I’ve been running some tests on query speed with 3.6 million records, and so far I’m very pleasantly surprised. At first, a search for all comments belonging to a post somewhere in the middle of the stack was taking more than 14 seconds; but I realized I hadn’t indexed the entry_id field of the comments (the field that shows which post the comment belongs to). After adding that index (which took over a minute to process), the same query now executes in well under a hundredth of a second.
On the application design front, I now have to decide if I’ll switch to a completely dynamic method of displaying comments, meaning that each time a visitor loads a page, the comments for that post are pulled out of the database, formatted, and displayed.
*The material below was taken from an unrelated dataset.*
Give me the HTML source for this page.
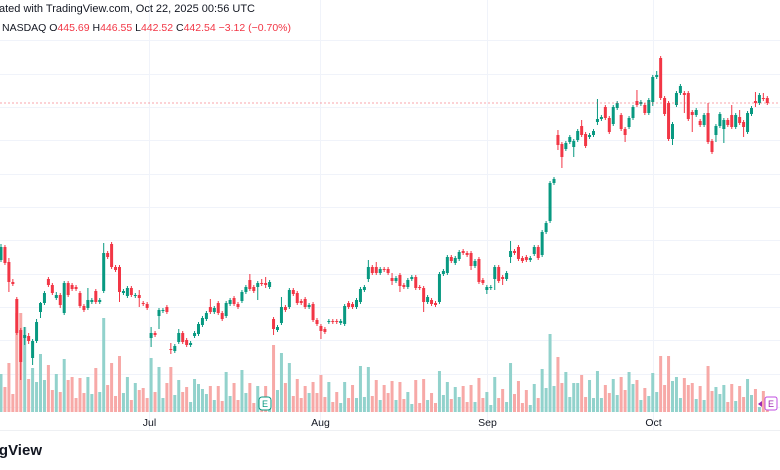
<!DOCTYPE html>
<html><head><meta charset="utf-8">
<style>
html,body{margin:0;padding:0;background:#fff;width:780px;height:470px;overflow:hidden}
svg{display:block;font-family:"Liberation Sans",sans-serif}
</style></head>
<body>
<svg id="chart" width="780" height="470" viewBox="0 0 780 470">
<g id="grid"></g>
<g id="vol"></g>
<g id="candles"></g>
<line id="priceline" x1="0" x2="780" stroke="#f23645" stroke-opacity="0.45" stroke-dasharray="2,2" stroke-width="1"/>
<line x1="0" x2="780" y1="430.5" y2="430.5" stroke="#eef0f3"/>
<g id="xaxis"></g>
<text x="-1" y="12" font-size="11" fill="#131722">ated with TradingView.com, Oct 22, 2025 00:56 UTC</text>
<text x="2" y="31" font-size="10.5" fill="#131722">NASDAQ  O<tspan fill="#f23645">445.69</tspan>  H<tspan fill="#f23645">446.55</tspan>  L<tspan fill="#f23645">442.52</tspan>  C<tspan fill="#f23645">442.54</tspan>  <tspan fill="#f23645">−3.12 (−0.70%)</tspan></text>
<text x="42" y="455" text-anchor="end" font-size="15" font-weight="bold" fill="#131722">TradingView</text>
<g><rect x="259" y="397" width="12" height="13" rx="3" fill="#fff" stroke="#089981"/><text x="265" y="407" font-size="9" text-anchor="middle" fill="#089981">E</text></g>
<g><rect x="765" y="397" width="12" height="13" rx="2" fill="#fff" stroke="#c04ce0"/><text x="771" y="407" font-size="9" text-anchor="middle" fill="#9c27b0">E</text><path d="M758 404 l4 -3 v6 z" fill="#9c27b0"/></g>
</svg>
<script>
const opens=[394.1,398.0,393.5,387.5,382.4,373.1,370.7,371.3,364.7,369.8,378.5,381.2,388.4,386.6,382.7,383.6,378.2,387.2,386.6,386.0,384.2,380.3,379.7,381.5,384.8,381.5,384.8,396.2,398.9,392.0,392.0,384.2,383.3,385.7,383.3,383.6,381.2,380.9,370.7,372.2,377.3,378.8,380.0,367.4,366.8,369.5,372.2,370.1,368.6,371.3,371.9,374.6,376.4,380.0,378.5,381.2,378.2,377.3,380.9,382.7,380.9,381.8,384.5,388.1,386.0,386.0,387.2,387.2,386.0,376.4,373.1,375.2,380.0,380.0,385.1,384.2,381.8,382.4,380.0,380.9,376.1,374.3,373.4,375.5,375.8,375.8,375.2,374.9,381.2,380.9,380.0,381.5,385.1,388.4,392.0,392.0,390.2,391.4,391.4,388.7,387.8,389.6,386.6,386.0,388.4,389.0,386.0,385.7,381.5,382.1,381.2,381.5,389.9,390.2,395.0,393.2,394.4,396.8,396.2,396.2,392.3,394.4,388.1,385.1,385.7,388.4,392.0,389.0,388.4,395.0,396.8,398.0,394.7,395.0,394.1,395.9,398.0,395.6,402.5,405.8,417.2,431.6,428.9,427.4,429.5,428.0,430.1,434.3,431.9,431.0,431.6,435.5,436.4,440.0,436.7,434.9,439.7,437.6,433.4,434.0,436.7,441.8,440.9,440.6,438.2,441.5,449.0,454.7,442.7,441.2,430.4,440.6,444.2,444.2,444.2,438.5,437.6,435.8,434.6,438.2,429.8,431.6,434.3,433.4,436.1,437.6,434.0,437.0,435.5,432.5,437.9,441.8,441.2,442.7,442.7];
const highs=[398.9,398.6,394.7,388.4,383.0,373.7,374.0,372.2,370.4,376.4,381.5,384.8,389.0,387.2,384.5,384.2,387.8,387.8,387.2,386.6,384.8,380.9,385.7,382.7,385.4,382.7,399.2,396.8,399.5,392.6,392.6,385.4,386.3,386.3,384.2,385.1,381.8,381.5,374.0,372.8,379.7,379.7,380.6,369.2,368.9,373.4,372.8,370.7,369.8,372.8,375.5,377.3,378.8,382.4,380.3,381.8,378.8,381.8,382.7,383.3,381.5,385.1,386.6,389.9,386.6,387.8,388.4,389.0,388.1,377.0,374.6,383.0,380.6,385.7,385.7,384.8,382.4,383.0,381.2,381.5,376.7,374.9,374.0,376.4,376.4,376.4,376.4,380.9,381.8,381.5,382.7,386.0,386.6,394.1,392.6,393.5,392.0,392.0,392.0,390.2,389.3,390.2,387.2,388.7,389.6,389.6,386.6,386.3,383.6,382.7,381.8,390.5,391.4,395.6,395.6,395.3,397.1,397.4,396.8,396.8,394.4,395.0,388.7,386.6,386.6,392.6,392.6,389.6,390.8,399.8,397.4,398.6,395.3,395.6,395.3,398.6,398.6,403.1,405.8,417.8,419.0,433.1,429.5,429.8,431.6,430.4,433.4,436.1,432.5,432.2,433.4,442.4,437.6,440.6,437.3,440.6,441.8,438.2,434.0,437.3,440.6,445.1,442.1,441.2,442.7,449.6,450.8,455.3,443.3,441.8,435.5,444.8,446.9,444.8,444.8,439.1,439.7,436.4,438.2,441.2,430.4,434.9,438.5,436.7,436.7,440.6,438.2,439.1,436.1,438.8,440.3,444.5,444.2,444.2,443.3];
const lows=[393.5,392.6,384.5,386.3,371.6,358.1,368.6,368.9,362.6,369.2,376.7,380.6,386.0,383.6,382.1,379.7,377.6,383.0,384.8,384.8,379.7,378.5,379.1,380.9,380.9,380.9,384.2,394.4,391.4,390.5,381.5,383.6,382.7,383.0,382.7,380.0,380.3,379.1,368.0,371.0,373.4,378.2,377.9,365.9,366.2,368.9,368.9,368.0,368.0,370.7,371.3,374.0,375.8,377.9,377.9,377.6,375.8,376.7,380.3,380.3,379.4,381.2,383.9,384.8,384.2,382.1,386.3,385.7,385.4,371.6,372.5,374.6,378.5,379.4,383.3,380.6,380.6,379.4,379.4,375.5,374.3,370.4,371.9,374.9,374.9,374.9,374.6,374.3,379.4,379.4,379.4,380.9,384.5,387.5,389.6,389.6,389.6,390.5,389.6,386.6,387.2,384.5,385.4,385.4,387.8,385.1,385.1,378.5,380.9,380.3,380.0,380.9,389.3,389.6,393.2,392.6,393.8,395.6,395.0,391.1,391.7,386.9,386.6,383.9,385.1,385.1,387.2,386.6,387.8,393.2,395.6,393.8,393.2,393.5,393.5,395.3,394.1,395.0,401.9,405.2,416.6,427.1,421.7,426.8,428.9,425.0,429.5,431.0,427.7,430.4,431.0,434.6,435.8,436.1,431.9,434.3,439.1,432.8,429.5,433.4,436.1,440.0,440.3,437.6,437.6,440.3,448.4,442.1,437.3,429.8,428.6,440.0,443.6,438.2,435.8,432.5,437.0,434.0,434.0,428.9,425.9,429.5,433.7,429.2,434.0,433.4,433.4,434.6,431.0,431.9,437.3,440.0,440.6,441.8,440.6];
const closes=[398.0,393.2,387.5,386.9,372.2,363.5,371.6,369.8,369.8,375.5,381.2,384.2,386.6,384.2,383.6,380.6,387.2,383.6,385.4,385.4,380.3,379.1,382.1,382.1,381.5,382.1,396.2,395.0,392.0,391.1,384.5,384.8,385.7,383.6,383.6,382.7,380.9,379.7,372.2,371.6,379.1,379.1,378.5,367.1,368.3,372.2,369.5,368.6,369.2,372.2,374.9,376.7,378.2,378.5,379.7,378.2,376.4,381.2,382.1,380.9,380.0,384.5,386.0,385.4,384.8,387.2,386.9,386.6,387.5,373.4,374.0,380.0,379.1,385.1,383.9,381.2,381.2,380.0,380.6,376.1,374.9,372.8,372.5,375.8,375.5,375.5,375.8,380.3,380.0,380.0,382.1,385.4,386.0,392.0,390.2,390.2,391.4,391.1,390.2,387.8,388.7,386.3,386.0,388.1,389.0,385.7,385.7,381.5,383.0,380.9,380.6,389.9,390.8,395.0,393.8,394.7,396.5,396.2,395.6,392.3,393.8,387.5,387.2,386.0,386.0,392.0,387.8,388.4,390.2,396.8,396.2,394.4,393.8,394.1,394.7,398.0,394.7,402.5,405.2,417.2,418.4,428.6,425.0,429.2,431.0,429.8,432.8,431.6,428.3,431.6,432.8,436.4,437.0,436.7,432.5,440.0,441.2,433.4,431.6,436.7,440.0,440.6,441.5,438.2,442.1,449.0,449.6,442.7,437.9,430.4,434.9,444.2,446.3,443.6,436.4,437.6,439.1,434.6,437.6,429.5,426.5,434.3,437.9,436.1,434.6,434.0,437.6,435.2,434.0,438.2,439.7,441.2,443.6,442.4,441.2];
const volumes=[3.8,2.5,4.9,1.8,9.9,9.9,8.5,3.3,4.4,3.0,5.8,3.2,4.7,2.2,3.8,2.0,5.3,3.2,3.5,1.4,3.4,1.9,3.5,1.8,4.4,2.0,9.4,2.7,4.9,1.6,5.6,1.9,3.5,1.2,2.9,2.2,2.4,1.4,5.4,2.0,4.5,1.4,2.9,4.5,1.7,3.2,2.0,2.5,1.0,3.3,2.8,2.3,1.8,2.6,1.2,2.6,1.1,4.0,1.6,2.9,1.2,4.2,1.9,2.9,0.9,2.6,0.9,2.6,1.4,6.7,2.2,5.9,2.9,4.9,1.6,3.3,1.4,2.6,1.9,3.0,1.9,3.7,1.5,3.0,1.0,2.0,0.9,3.0,1.4,2.7,1.4,4.6,1.5,4.5,1.6,3.2,1.2,2.7,1.9,3.1,1.2,3.0,1.3,2.0,0.8,3.2,0.9,3.3,1.2,1.9,0.9,4.1,1.7,3.0,1.3,2.5,1.5,2.6,1.0,2.7,1.0,3.4,1.4,2.0,0.7,3.5,1.4,2.3,1.0,4.9,1.8,3.1,0.9,2.2,0.7,2.8,1.4,4.3,2.4,7.8,2.6,5.5,2.9,4.0,1.5,2.9,2.9,3.7,1.5,3.2,1.4,4.1,1.4,2.7,1.9,3.3,1.7,3.5,2.2,4.0,2.8,3.2,1.2,2.4,1.6,3.9,2.0,5.6,2.7,5.6,3.1,3.5,1.4,3.4,2.7,2.9,1.3,2.6,1.2,4.6,2.1,2.5,1.8,2.7,1.0,2.8,1.1,2.6,1.5,3.3,1.7,2.3,0.5,2.1,0.2];
const monthLabels=["Jul","Aug","Sep","Oct"];
const monthIndex=[37.5,80.8,123,165];
const priceTicks=[460,450,440,430,420,410,400,390,380,370,360,350];

const NS="http://www.w3.org/2000/svg";
function xAt(i){return 1+i*3.95;}
function yPrice(p){return 107+(440-p)*(1/0.3);}
function yVol(v){return 412-v*10;}
function mk(tag,attrs,parent){const e=document.createElementNS(NS,tag);for(const k in attrs)e.setAttribute(k,attrs[k]);parent.appendChild(e);return e;}

const grid=document.getElementById('grid');
priceTicks.forEach(p=>{
  const y=Math.round(yPrice(p))+0.5;
  const l=mk('line',{x1:0,x2:780,y1:y,y2:y,stroke:'#f0f3fa'},grid);
  
  
});
const xaxis=document.getElementById('xaxis');
monthIndex.forEach((m,k)=>{
  const x=Math.round(xAt(m))+0.5;
  const l=mk('line',{x1:x,x2:x,y1:0,y2:430,stroke:'#f0f3fa'},grid);
  
  
  const t=mk('text',{x:x,y:426,'font-size':'10.5','text-anchor':'middle',fill:'#131722'},xaxis);
  t.textContent=monthLabels[k];
  
  
});

const vg=document.getElementById('vol'),cg=document.getElementById('candles');
for(let i=0;i<closes.length;i++){
  const up=closes[i]>=opens[i];
  const x=xAt(i);
  const vb=mk('rect',{x:x-1.5,y:yVol(volumes[i]),width:3,height:412-yVol(volumes[i]),fill:up?'#92d2cc':'#f7a9a7'},vg);
  
  
  const col=up?'#089981':'#f23645';
  const w=mk('line',{x1:x,x2:x,y1:yPrice(highs[i]),y2:yPrice(lows[i]),stroke:col,'stroke-width':1},cg);
  
  
  const top=yPrice(Math.max(opens[i],closes[i])),bot=yPrice(Math.min(opens[i],closes[i]));
  const b=mk('rect',{x:x-1.5,y:top,width:3,height:Math.max(1,bot-top),fill:col},cg);
  
  
}
const pl=document.getElementById('priceline');
const ly=yPrice(closes[closes.length-1]);
pl.setAttribute('y1',ly);pl.setAttribute('y2',ly);
</script>
</body></html>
The current system rebuilds a flat file containing the HTML version of the page, every time a comment is posted, and then that page is loaded and displayed.
UPDATE at 3/16/07 1:39:29 pm:
After looking at logs and discovering that the majority of page requests at LGF are for the front page, I’m also experimenting with a five-minute cache of that front page. One effect of this cache is that the comment counters will not be updated each time you load the page; it’s possible that there will be more comments than the counters indicate.
Comments pages aren’t cached, so that you can see any comments as soon as they’re posted.
UPDATE at 3/16/07 1:44:14 pm:
Hah! The caching makes our online visitor count go way down. Interesting. I’ve disabled caching while I ponder this one.
UPDATE at 3/16/07 2:47:17 pm:
Just needed to move the caching code a little bit further into the startup process. It’s now caching the front page for five minutes again.
UPDATE at 3/16/07 3:53:24 pm:
I’ve been testing the effects of the cache with the Linux ‘top’ command, and the load on the server definitely decreases when caching is enabled.
So I’ve also enabled caching for all individual entry pages without comments (the pages that have ‘&only’ appended to their URLs). These pages will change much less often, so they’re being cached for 15 minutes. If we get a link from a high-traffic site to one of the entry pages, this should (might?) help us to stay online, since the flood of visitors will be served pages without a lot of the dynamic overhead.